Don’t give up, the Lappés, mother and daughter, now tell us. Things are really not quite as hopeless as they seem. All over the world, there are groups of people who are taking responsibility for their own lives and creating lifestyles that are providing well-being for themselves while maintaining the integrity and the viability of the earth. This book takes the reader on a trip to such experiments in Brazil, Bangladesh, India. Kenya, Western Europe, Madison, Wis., and other places.

Brazil is typical of most of the world of poverty: Its ample resources are monopolized by a tiny minority. In 1964 a constitutional change mandated transfer of idle land to the peasants. But practically no action resulted until the so-called Movement of the Landless began massive agitation in the mid-1990s. The movement has grown to more than a million members and it has settled a quarter of a million families on 15 million acres in 2,600 settlements. These settlements, the Lappés emphasize, provide hitherto unknown schools and health facilities.

The Lappés are particularly impressed by the work of the Grameen Bank in Bangladesh. Founded in 1983 by Muhammad Yunus, a U.S.-trained economist who discovered that a principal cause of poverty in Bangladesh was the 10 percent per day interest charged by loan sharks, it gives small loans without collateral or security to people who have no credit rating. Today the Grameen Bank has a staff of 14,000 working in 35,000 villages, and it lends $500 million yearly, the average loan being about $100. It lends only to the very poorest, with 96 percent of the loans going to women. On-time repayments are a remarkable 98 percent, and defaults a mere half of 1 percent.

Another development discussed by the Lappés is the fair trade movement, which seeks to put the consumers in the rich countries in direct contact with the producers in poor countries of such products as coffee.

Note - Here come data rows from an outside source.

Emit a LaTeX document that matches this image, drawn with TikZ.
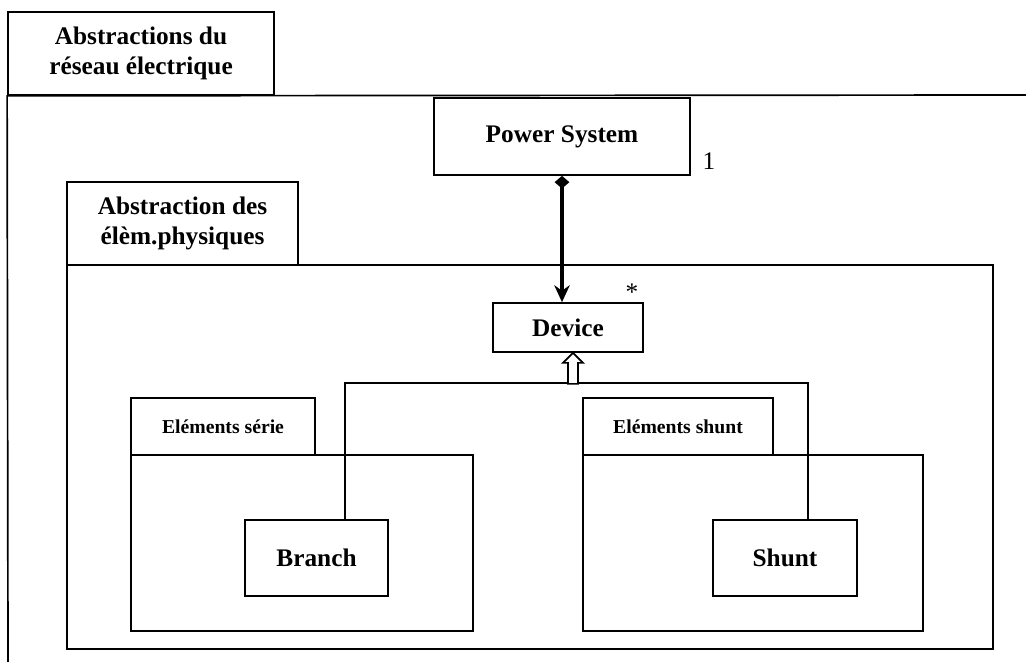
\documentclass[tikz,border=0pt]{standalone}
\usepackage{fontspec}
\setmainfont{Liberation Serif}
\usetikzlibrary{arrows.meta}

\begin{document}
\begin{tikzpicture}[x=0.025cm, y=-0.025cm,
  box/.style={draw, line width=1.2pt, fill=white, inner sep=0pt, align=center,
              font=\fontsize{18}{21}\selectfont\bfseries},
  tab/.style={draw, line width=1.2pt, inner sep=0pt, align=center,
              font=\fontsize{18}{21}\selectfont\bfseries},
  smalltab/.style={tab, font=\fontsize{14}{16}\selectfont\bfseries},
  body/.style={draw, line width=1.2pt, inner sep=0pt},
  link/.style={draw, line width=1.2pt},
  composes/.style={{Diamond[length=9pt,width=10.5pt]}-{Stealth[length=12pt,width=11pt]}, line width=3pt},
  mult/.style={inner sep=0pt, font=\fontsize{18}{21}\selectfont},
]
\useasboundingbox (0,0) rectangle (1026,662);

\node[tab, minimum width=6.65cm, minimum height=2.075cm] (outertab) at (141,53.5) {Abstractions du\\réseau électrique};
\draw[link] (8,662) -- (outertab.south west) -- (1030,95);

\node[box, minimum width=6.4cm, minimum height=1.925cm] (power) at (562,136.5) {Power System};
\node[mult] (one) at (709,161) {1};

\node[tab, minimum width=5.775cm, minimum height=2.075cm] (phystab) at (182.5,223.5) {Abstraction des\\élèm.physiques};
\node[body, minimum width=23.15cm, minimum height=9.6cm] (physbody) at (530,457) {};

\node[box, minimum width=3.75cm, minimum height=1.225cm] (dev) at (568,327.5) {Device};
\node[mult] (many) at (632,292) {*};

\node[smalltab, minimum width=4.6cm, minimum height=1.425cm] (serietab) at (223,426.5) {Eléments série};
\node[body, minimum width=8.55cm, minimum height=4.4cm] (seriebody) at (302,543) {};
\node[smalltab, minimum width=4.75cm, minimum height=1.425cm] (shunttab) at (678,426.5) {Eléments shunt};
\node[body, minimum width=8.5cm, minimum height=4.4cm] (shuntbody) at (753,543) {};

\coordinate (forkL) at (345,383);
\coordinate (forkR) at (808,383);
\coordinate (forkM) at (573,383);
\draw[link] (forkL |- 0,520) -- (forkL) -- (forkR) -- (forkR |- 0,520);

\node[box, minimum width=3.575cm, minimum height=1.9cm] (branch) at (316.5,558) {Branch};
\node[box, minimum width=3.6cm, minimum height=1.9cm] (shunt) at (785,558) {Shunt};
\draw[link] (branch.north -| forkL) -- (forkL);
\draw[link] (shunt.north -| forkR) -- (forkR);

\draw[link, fill=white] (dev.south -| forkM) -- ++(10,10) -- ++(-5,0) -- ++(0,21) -- ++(-10,0)
  -- ++(0,-21) -- ++(-5,0) -- cycle;
\draw[composes] (power.south) -- (power.south |- dev.north);

\end{tikzpicture}
\end{document}
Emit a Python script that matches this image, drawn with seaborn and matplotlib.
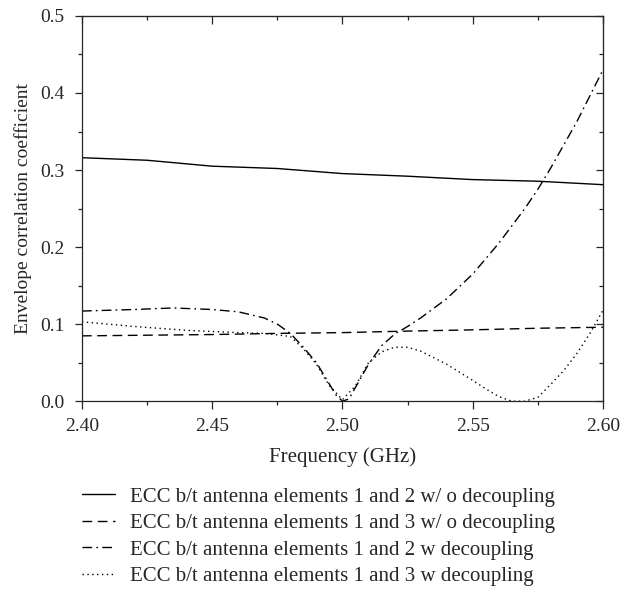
import pandas as pd
import seaborn as sns
import matplotlib.pyplot as plt
from matplotlib.ticker import MultipleLocator

# values
freq_solid = [2.40, 2.425, 2.45, 2.475, 2.50, 2.525, 2.55, 2.575, 2.60]
ecc_12_wo = [0.316, 0.3127, 0.305, 0.302, 0.2954, 0.292, 0.2876, 0.2855, 0.281]

freq_dash = [2.40, 2.45, 2.475, 2.50, 2.525, 2.55, 2.575, 2.60]
ecc_13_wo = [0.0848, 0.0865, 0.088, 0.089, 0.091, 0.0926, 0.0947, 0.096]

freq_dashdot = [2.40, 2.41, 2.42, 2.435, 2.45, 2.46, 2.47, 2.475, 2.48, 2.485,
                2.49, 2.495, 2.4975, 2.50, 2.5025, 2.505, 2.51, 2.515, 2.52,
                2.525, 2.53, 2.54, 2.55, 2.56, 2.57, 2.575, 2.58, 2.59, 2.60]
ecc_12_w = [0.117, 0.118, 0.119, 0.121, 0.119, 0.116, 0.108, 0.100, 0.088, 0.070,
            0.050, 0.022, 0.008, 0.0, 0.003, 0.018, 0.048, 0.072, 0.087,
            0.097, 0.108, 0.133, 0.165, 0.205, 0.250, 0.275, 0.303, 0.363, 0.430]

freq_dot = [2.40, 2.42, 2.44, 2.46, 2.47, 2.48, 2.485, 2.49, 2.495, 2.50, 2.505,
            2.51, 2.515, 2.52, 2.525, 2.53, 2.54, 2.55, 2.555, 2.56, 2.565,
            2.57, 2.575, 2.58, 2.585, 2.59, 2.595, 2.60]
ecc_13_w = [0.103, 0.097, 0.092, 0.089, 0.088, 0.084, 0.068, 0.048, 0.020, 0.002, 0.020,
            0.050, 0.064, 0.070, 0.070, 0.065, 0.048, 0.027, 0.016, 0.006, 0.0,
            0.0, 0.005, 0.022, 0.040, 0.062, 0.088, 0.118]

labels = ["ECC b/t antenna elements 1 and 2 w/ o decoupling",
          "ECC b/t antenna elements 1 and 3 w/ o decoupling",
          "ECC b/t antenna elements 1 and 2 w decoupling",
          "ECC b/t antenna elements 1 and 3 w decoupling"]

xticks = [2.40, 2.45, 2.50, 2.55, 2.60]
yticks = [0.0, 0.1, 0.2, 0.3, 0.4, 0.5]

sns.set_style("ticks")
plt.rcParams['font.family'] = ['Liberation Serif', 'DejaVu Serif']
plt.rcParams['font.size'] = 14

fig = plt.figure(figsize=(6.21, 5.9), dpi=100)
ax = fig.add_axes([0.132, 0.32, 0.839, 0.653])

lw = 1.0
sns.lineplot(x=freq_solid, y=ecc_12_wo, ax=ax, color='black', lw=lw,
             linestyle='-', label=labels[0])
sns.lineplot(x=freq_dash, y=ecc_13_wo, ax=ax, color='black', lw=lw,
             linestyle=(0, (7, 4)), label=labels[1])
sns.lineplot(x=freq_dashdot, y=ecc_12_w, ax=ax, color='black', lw=lw,
             linestyle=(0, (7, 3, 1.2, 3)), label=labels[2])
sns.lineplot(x=freq_dot, y=ecc_13_w, ax=ax, color='black', lw=lw,
             linestyle=(0, (1, 2.5)), label=labels[3])

ax.set_xlim(2.40, 2.60)
ax.set_ylim(0.0, 0.5)
ax.set_xticks(xticks)
ax.set_xticklabels([f"{v:.2f}" for v in xticks])
ax.set_yticks(yticks)
ax.set_yticklabels([f"{v:.1f}" for v in yticks])
ax.xaxis.set_minor_locator(MultipleLocator(0.025))
ax.yaxis.set_minor_locator(MultipleLocator(0.05))
ax.tick_params(which='major', direction='out', length=5.4, width=0.9, labelsize=14)
ax.tick_params(which='minor', direction='out', length=2.9, width=0.9)
ax.tick_params(axis='x', which='major', pad=6.5)
ax.tick_params(axis='y', which='major', pad=7)
for s in ax.spines.values():
    s.set_visible(True)
    s.set_linewidth(0.9)

# inward ticks on top and right
top = ax.secondary_xaxis('top')
top.set_xticks(xticks)
top.xaxis.set_minor_locator(MultipleLocator(0.025))
top.tick_params(which='both', direction='in', labeltop=False, width=0.9)
top.tick_params(which='major', length=5.4)
top.tick_params(which='minor', length=2.9)
right = ax.secondary_yaxis('right')
right.set_yticks(yticks)
right.yaxis.set_minor_locator(MultipleLocator(0.05))
right.tick_params(which='both', direction='in', labelright=False, width=0.9)
right.tick_params(which='major', length=5.4)
right.tick_params(which='minor', length=2.9)

ax.set_xlabel("Frequency (GHz)", fontsize=15, labelpad=9)
ax.set_ylabel("Envelope correlation coefficient", fontsize=14, labelpad=6)

handles, labs = ax.get_legend_handles_labels()
ax.get_legend().remove()
fig.legend(handles, labs, loc='upper left', bbox_to_anchor=(82 / 621, 1 - 487 / 590),
           frameon=False, borderpad=0, borderaxespad=0, handlelength=1.6,
           handletextpad=0.7, labelspacing=0.33, fontsize=15)

fig.savefig("out.png", dpi=100)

Hope’s Edge is really several books, and the effort to link them into a coherent unity sometimes results in repetition. It is a travel book. It is the manifesto of persons deeply committed to converting others to a lifestyle they believe is better for everyone and for the survival of the planet. It is a cookbook, with more than 60 vegetarian recipes. It is a source of contacts for activists, listing more than 50 organizations that include the Green Belt Movement in Kenya, the European Center for Ecological Agriculture and Tourism in Poland, and Fairtrade Labeling Organizations International in Germany.

The Lappés leave us with a positive message at the end of their world travel.

“Global corporate capitalism -- economic life cut off from community life -- is not inevitable, nor fixed, nor the best we can do. Millions are letting go of all ‘isms’ -- ideologies with one unchanging endpoint. They’re re-embedding the market in values respecting nature, culture and themselves.”